# Upcoming Misty Mountains Dwarf stuff



## darktide (Feb 16, 2009)

Just got this in an e-mail:

_Khazad-dûm, nestled below the mighty peaks of the Misty Mountains was once the greatest of all Dwarven holds - a place of beauty, light and artisanship unequalled. Now, however, it is the haunt of Moria Goblins, lumbering Cave Trolls and other, more terrible creatures.

For generations the Dwarves have longed to reclaim their ancestral home, fighting long and bitter wars against the Goblins who have usurped their cherished kingdom beneath the mountains.

This October the battle for dominion is set to intensify as both the armies of the Dwarf Holds and the Misty Mountains receive new reinforcements. With new miniatures for both factions, Good and Evil players have something to look forward to.

For more information about the Misty Mountains releases in October, watch out for future newsletters, keep an on the Games Workshop website and check out October's issue of White Dwarf.
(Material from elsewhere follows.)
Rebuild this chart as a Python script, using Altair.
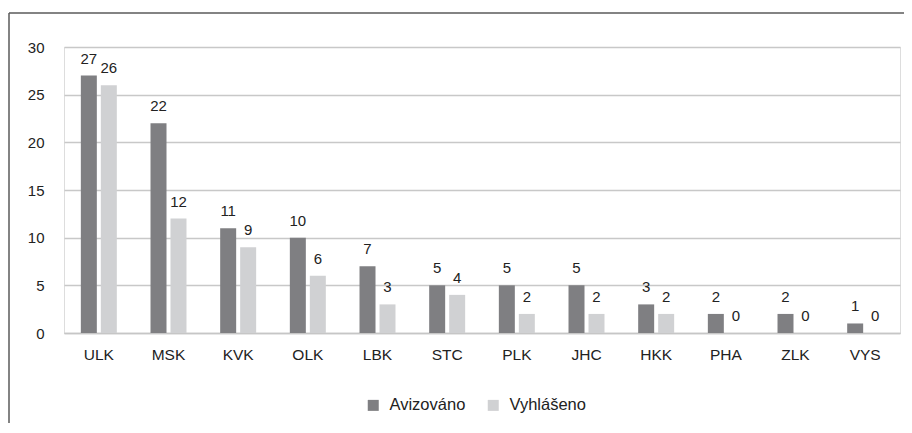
import altair as alt
import pandas as pd

regions = ["ULK", "MSK", "KVK", "OLK", "LBK", "STC", "PLK", "JHC", "HKK", "PHA", "ZLK", "VYS"]
avizovano = [27, 22, 11, 10, 7, 5, 5, 5, 3, 2, 2, 1]
vyhlaseno = [26, 12, 9, 6, 3, 4, 2, 2, 2, 0, 0, 0]
series = ["Avizováno", "Vyhlášeno"]
colors = ["#7f7f82", "#d0d1d3"]
y_ticks = [0, 5, 10, 15, 20, 25, 30]

rows = []
for r, a, v in zip(regions, avizovano, vyhlaseno):
    rows.append({"kraj": r, "serie": series[0], "pocet": a})
    rows.append({"kraj": r, "serie": series[1], "pocet": v})
df = pd.DataFrame(rows)

W, H = 836, 286
FONT = "Liberation Sans"
TXT = "#222222"

x = alt.X("kraj:N", sort=regions,
          scale=alt.Scale(paddingInner=0, paddingOuter=0),
          axis=alt.Axis(title=None, labelAngle=0, ticks=False, domain=True,
                        domainColor="#c6c6c6", domainWidth=1.5, labelPadding=14,
                        labelFontSize=15.5, labelColor=TXT, labelFont=FONT))
xo = alt.XOffset("serie:N", sort=series,
                 scale=alt.Scale(paddingInner=0.2, paddingOuter=0.8425))
y = alt.Y("pocet:Q", scale=alt.Scale(domain=[0, 30]),
          axis=alt.Axis(title=None, values=y_ticks, grid=True, gridColor="#c8c8c8",
                        gridWidth=1.5, domain=False, ticks=False, labelPadding=20,
                        labelFontSize=15, labelColor=TXT, labelFont=FONT))
color = alt.Color("serie:N", sort=series,
                  scale=alt.Scale(domain=series, range=colors),
                  legend=alt.Legend(title=None, orient="none", legendX=301, legendY=350,
                                    direction="horizontal", symbolType="square",
                                    symbolSize=121, symbolStrokeWidth=0,
                                    labelFontSize=16.5, labelFont=FONT, labelColor=TXT,
                                    columnPadding=19, labelOffset=8))

base = alt.Chart(df)
bars = base.mark_bar().encode(x=x, xOffset=xo, y=y, color=color)
labels = base.mark_text(baseline="alphabetic", dy=-12, fontSize=15, font=FONT,
                        color=TXT).encode(x=x, xOffset=xo, y=y, text="pocet:Q")

frame_df = pd.DataFrame({"k": [0]})
top_line = alt.Chart(frame_df).mark_rule(color="#5a5a5a", strokeWidth=1.5).encode(
    x=alt.value(-55), x2=alt.value(W + 4), y=alt.value(-34))
left_line = alt.Chart(frame_df).mark_rule(color="#5a5a5a", strokeWidth=1.5).encode(
    x=alt.value(-55), y=alt.value(-34), y2=alt.value(H + 90))

chart = alt.layer(bars, labels, top_line, left_line).properties(
    width=W, height=H,
    autosize=alt.AutoSizeParams(type="none"),
    padding={"left": 56, "top": 39, "right": 4, "bottom": 90},
).configure_view(stroke=None).configure(font=FONT)

chart.save("out.html", embed_options={"renderer": "svg", "actions": False})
Players of the Strategy Battle Game will find rules to accompany all these models in November's issue of White Dwarf._

There is more to the e-mail but this is the most interesting part


----------



## Stella Cadente (Dec 25, 2006)

I guess I now have a reason to buy Novembers white dwarf


----------



## Red Corsairs (Jun 8, 2008)

Stella Cadente said:


> I guess I now have a reason to buy Novembers white dwarf


Agreed. Hopefully GW do a nice job on these.


----------



## Amoeba Bait (May 31, 2010)

I would love to see some more specialised Golbin units. Plus some kiss-ass monsters, plasstic cave troll kit or something.


----------



## Azkaellon (Jun 23, 2009)

I want plastic Nazgul.......T_T

But since that will NEVER happen

Im going to say we will be getting a plastic dragon.


----------



## wombat_tree (Nov 30, 2008)

Witch King of Angmar said:


> Im going to say we will be getting a plastic dragon.


I doubt it, the metal model was released not too long ago.


----------



## Red Corsairs (Jun 8, 2008)

As for the wanting a plastic cave troll kit, if it were to happens I really don't have high expectations for that. The Mines of Moria troll was horrible besides the current metal Cave Trolls are so nice.

Don't completely rule out a plastic Dragon. Remember Morgul Knights were only out less than a year before they converted them over to plastic. So it's still possible.

Nazgul are completely out of the question for this release at least, seeing as it's Misty Mountains and Dwarves.

I think we should be expecting some new models for the characters that haven't been done yet. Possibility of plastic Prowlers/Khazad or Iron Guard, but not high on my expected list. Possibly a Stone Giant or Cave Drake or as TWKoA said, plastic Dragon set.


----------



## Red Corsairs (Jun 8, 2008)

*UPDATE*

Scryer in the Darkness over on Warseer has posted that the release will contain two metal boxed sets and three metal blister packs, no plastic kits. Scryer has been correct with pretty much everything he's posted as a rumour before so I personally trust this (probably works for GW?).

Here's a friend of mine's thoughts on what's in the box.



> So, my thoughts:
> 
> * Metal Box #1: *Stone Giant.* Simple because it would be ridiculous to release it in a blister...it would bee too tiny for me to consider it a Giant.
> * Metal Box #2: No, it's not what you'd think! I guess it will be *Goblin Commanders* of some kind. Because since War of the Ring, almost every release has had some commanders, although they have been unnecessary. Plus, they said "Dwarves and Goblins", not "Dwarves and Monsters", which makes me suspect we'll get at least one Goblin set in this release.
> ...


Personally what's said there sounds perfectly plausible.

I also spoke to the Manager of my local GW yesterday (who isn't an arse and I can actually tolerate) and he told me it 'may' be including a Cave Drake and Stone Giant. My guess is he was telling me it will include those without officially saying it will.


----------



## Stephen_Newman (Jul 14, 2009)

Not much stuff then.


----------



## Stella Cadente (Dec 25, 2006)

Stephen_Newman said:


> Not much stuff then.


its enough to make all the 40k players moan that GW only cares about LotR and never releases anything for 40k and haven't for years.


----------



## Shandathe (May 2, 2010)

Nah, the Space Marine players aren't complaining...


----------



## Stephen_Newman (Jul 14, 2009)

I don't know why they all moan anyways. GW has multiple systems and it has to cater for them all. For some strange reason a lot of people do not get this but the lack of stuff is disturbing. Although I was under the impression that it was for a new book-not just new minis.


----------



## Red Corsairs (Jun 8, 2008)

I think it'll be a while before GW remember a lot of people still play SBG, therefore it'll most likely be a while before we get another supplement, if we ever get another one at all...


----------



## Stephen_Newman (Jul 14, 2009)

They are generally spread with shadow in the east sticking out as a 2006 creation.


----------



## darktide (Feb 16, 2009)

Stella Cadente said:


> its enough to make all the 40k players moan that GW only cares about LotR and never releases anything for 40k and haven't for years.


Being primarily a 40K player my only bitch about the release schedule is that it's turning in to MARINEHAMMER 40K with a dash of bugs for falvor


----------